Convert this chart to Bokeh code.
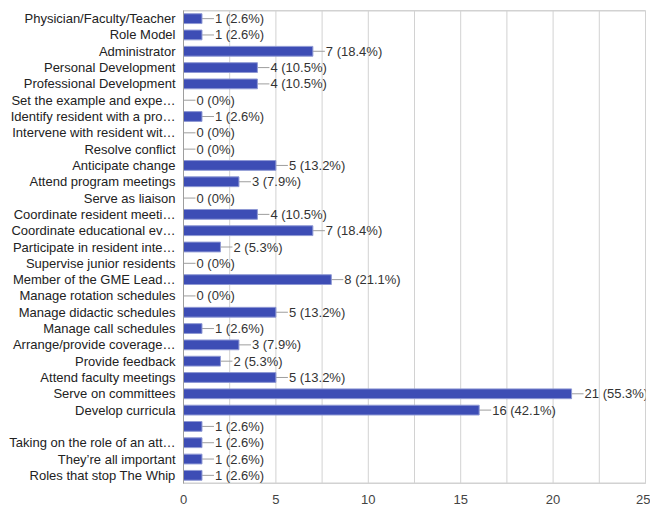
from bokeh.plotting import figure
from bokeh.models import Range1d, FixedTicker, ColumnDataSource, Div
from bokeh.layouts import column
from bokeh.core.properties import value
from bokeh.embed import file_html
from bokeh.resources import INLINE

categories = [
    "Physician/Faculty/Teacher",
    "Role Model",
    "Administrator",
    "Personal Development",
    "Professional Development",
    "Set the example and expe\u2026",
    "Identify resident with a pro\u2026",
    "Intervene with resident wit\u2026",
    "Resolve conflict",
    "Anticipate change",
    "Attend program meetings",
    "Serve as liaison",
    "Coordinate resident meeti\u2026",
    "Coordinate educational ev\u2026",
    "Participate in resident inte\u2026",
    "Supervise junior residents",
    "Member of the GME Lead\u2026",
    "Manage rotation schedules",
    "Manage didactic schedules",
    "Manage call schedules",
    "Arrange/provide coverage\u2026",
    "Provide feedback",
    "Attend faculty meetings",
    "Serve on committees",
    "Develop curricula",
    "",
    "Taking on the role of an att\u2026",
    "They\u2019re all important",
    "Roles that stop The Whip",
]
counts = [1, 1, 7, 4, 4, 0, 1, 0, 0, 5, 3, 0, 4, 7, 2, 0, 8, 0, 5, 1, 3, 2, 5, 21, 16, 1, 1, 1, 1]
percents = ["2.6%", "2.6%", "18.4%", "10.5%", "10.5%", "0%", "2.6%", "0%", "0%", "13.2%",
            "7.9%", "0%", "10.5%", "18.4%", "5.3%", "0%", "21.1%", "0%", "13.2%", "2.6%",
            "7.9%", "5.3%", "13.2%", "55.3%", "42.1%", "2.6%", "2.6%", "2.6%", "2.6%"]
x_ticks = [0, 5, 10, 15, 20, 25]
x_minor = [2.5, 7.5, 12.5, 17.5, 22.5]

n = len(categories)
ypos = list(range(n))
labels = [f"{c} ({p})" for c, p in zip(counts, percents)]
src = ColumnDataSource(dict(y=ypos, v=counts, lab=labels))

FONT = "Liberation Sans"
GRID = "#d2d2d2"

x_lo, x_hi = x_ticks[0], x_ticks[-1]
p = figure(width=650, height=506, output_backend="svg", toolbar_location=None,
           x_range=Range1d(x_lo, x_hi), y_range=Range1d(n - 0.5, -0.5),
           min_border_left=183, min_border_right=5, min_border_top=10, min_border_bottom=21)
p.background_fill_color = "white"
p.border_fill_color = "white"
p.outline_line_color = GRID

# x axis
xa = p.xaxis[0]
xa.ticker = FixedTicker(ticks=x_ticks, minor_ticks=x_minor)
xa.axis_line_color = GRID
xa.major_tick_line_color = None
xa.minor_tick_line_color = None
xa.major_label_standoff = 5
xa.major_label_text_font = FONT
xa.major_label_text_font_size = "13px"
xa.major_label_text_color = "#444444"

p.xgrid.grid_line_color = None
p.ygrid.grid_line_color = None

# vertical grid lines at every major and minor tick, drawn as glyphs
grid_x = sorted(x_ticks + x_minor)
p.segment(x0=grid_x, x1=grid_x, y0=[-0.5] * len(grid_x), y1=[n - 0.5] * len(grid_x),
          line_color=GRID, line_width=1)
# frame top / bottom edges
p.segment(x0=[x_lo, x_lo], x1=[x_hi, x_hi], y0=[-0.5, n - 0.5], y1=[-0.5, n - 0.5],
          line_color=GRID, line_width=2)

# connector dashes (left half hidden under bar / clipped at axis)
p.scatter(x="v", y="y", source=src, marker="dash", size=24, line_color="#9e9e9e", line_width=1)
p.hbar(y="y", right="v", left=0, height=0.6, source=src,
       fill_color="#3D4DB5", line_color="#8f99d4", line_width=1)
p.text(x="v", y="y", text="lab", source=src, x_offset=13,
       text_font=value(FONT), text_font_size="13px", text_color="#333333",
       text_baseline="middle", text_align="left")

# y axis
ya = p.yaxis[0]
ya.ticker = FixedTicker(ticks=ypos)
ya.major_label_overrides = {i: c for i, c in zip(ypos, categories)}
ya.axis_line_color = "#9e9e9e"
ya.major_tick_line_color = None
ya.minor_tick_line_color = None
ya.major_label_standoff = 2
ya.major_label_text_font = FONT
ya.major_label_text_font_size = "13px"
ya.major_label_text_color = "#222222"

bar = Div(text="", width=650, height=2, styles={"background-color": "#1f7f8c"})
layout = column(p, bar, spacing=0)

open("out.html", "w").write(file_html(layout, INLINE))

WHAT IS EXPECTED: Go through the material above and print all of it exactly, except the pictures.

SOLUTION:
Convert this chart to Bokeh code.
from bokeh.plotting import figure
from bokeh.models import Range1d, FixedTicker, ColumnDataSource, Div
from bokeh.layouts import column
from bokeh.core.properties import value
from bokeh.embed import file_html
from bokeh.resources import INLINE

categories = [
    "Physician/Faculty/Teacher",
    "Role Model",
    "Administrator",
    "Personal Development",
    "Professional Development",
    "Set the example and expe\u2026",
    "Identify resident with a pro\u2026",
    "Intervene with resident wit\u2026",
    "Resolve conflict",
    "Anticipate change",
    "Attend program meetings",
    "Serve as liaison",
    "Coordinate resident meeti\u2026",
    "Coordinate educational ev\u2026",
    "Participate in resident inte\u2026",
    "Supervise junior residents",
    "Member of the GME Lead\u2026",
    "Manage rotation schedules",
    "Manage didactic schedules",
    "Manage call schedules",
    "Arrange/provide coverage\u2026",
    "Provide feedback",
    "Attend faculty meetings",
    "Serve on committees",
    "Develop curricula",
    "",
    "Taking on the role of an att\u2026",
    "They\u2019re all important",
    "Roles that stop The Whip",
]
counts = [1, 1, 7, 4, 4, 0, 1, 0, 0, 5, 3, 0, 4, 7, 2, 0, 8, 0, 5, 1, 3, 2, 5, 21, 16, 1, 1, 1, 1]
percents = ["2.6%", "2.6%", "18.4%", "10.5%", "10.5%", "0%", "2.6%", "0%", "0%", "13.2%",
            "7.9%", "0%", "10.5%", "18.4%", "5.3%", "0%", "21.1%", "0%", "13.2%", "2.6%",
            "7.9%", "5.3%", "13.2%", "55.3%", "42.1%", "2.6%", "2.6%", "2.6%", "2.6%"]
x_ticks = [0, 5, 10, 15, 20, 25]
x_minor = [2.5, 7.5, 12.5, 17.5, 22.5]

n = len(categories)
ypos = list(range(n))
labels = [f"{c} ({p})" for c, p in zip(counts, percents)]
src = ColumnDataSource(dict(y=ypos, v=counts, lab=labels))

FONT = "Liberation Sans"
GRID = "#d2d2d2"

x_lo, x_hi = x_ticks[0], x_ticks[-1]
p = figure(width=650, height=506, output_backend="svg", toolbar_location=None,
           x_range=Range1d(x_lo, x_hi), y_range=Range1d(n - 0.5, -0.5),
           min_border_left=183, min_border_right=5, min_border_top=10, min_border_bottom=21)
p.background_fill_color = "white"
p.border_fill_color = "white"
p.outline_line_color = GRID

# x axis
xa = p.xaxis[0]
xa.ticker = FixedTicker(ticks=x_ticks, minor_ticks=x_minor)
xa.axis_line_color = GRID
xa.major_tick_line_color = None
xa.minor_tick_line_color = None
xa.major_label_standoff = 5
xa.major_label_text_font = FONT
xa.major_label_text_font_size = "13px"
xa.major_label_text_color = "#444444"

p.xgrid.grid_line_color = None
p.ygrid.grid_line_color = None

# vertical grid lines at every major and minor tick, drawn as glyphs
grid_x = sorted(x_ticks + x_minor)
p.segment(x0=grid_x, x1=grid_x, y0=[-0.5] * len(grid_x), y1=[n - 0.5] * len(grid_x),
          line_color=GRID, line_width=1)
# frame top / bottom edges
p.segment(x0=[x_lo, x_lo], x1=[x_hi, x_hi], y0=[-0.5, n - 0.5], y1=[-0.5, n - 0.5],
          line_color=GRID, line_width=2)

# connector dashes (left half hidden under bar / clipped at axis)
p.scatter(x="v", y="y", source=src, marker="dash", size=24, line_color="#9e9e9e", line_width=1)
p.hbar(y="y", right="v", left=0, height=0.6, source=src,
       fill_color="#3D4DB5", line_color="#8f99d4", line_width=1)
p.text(x="v", y="y", text="lab", source=src, x_offset=13,
       text_font=value(FONT), text_font_size="13px", text_color="#333333",
       text_baseline="middle", text_align="left")

# y axis
ya = p.yaxis[0]
ya.ticker = FixedTicker(ticks=ypos)
ya.major_label_overrides = {i: c for i, c in zip(ypos, categories)}
ya.axis_line_color = "#9e9e9e"
ya.major_tick_line_color = None
ya.minor_tick_line_color = None
ya.major_label_standoff = 2
ya.major_label_text_font = FONT
ya.major_label_text_font_size = "13px"
ya.major_label_text_color = "#222222"

bar = Div(text="", width=650, height=2, styles={"background-color": "#1f7f8c"})
layout = column(p, bar, spacing=0)

open("out.html", "w").write(file_html(layout, INLINE))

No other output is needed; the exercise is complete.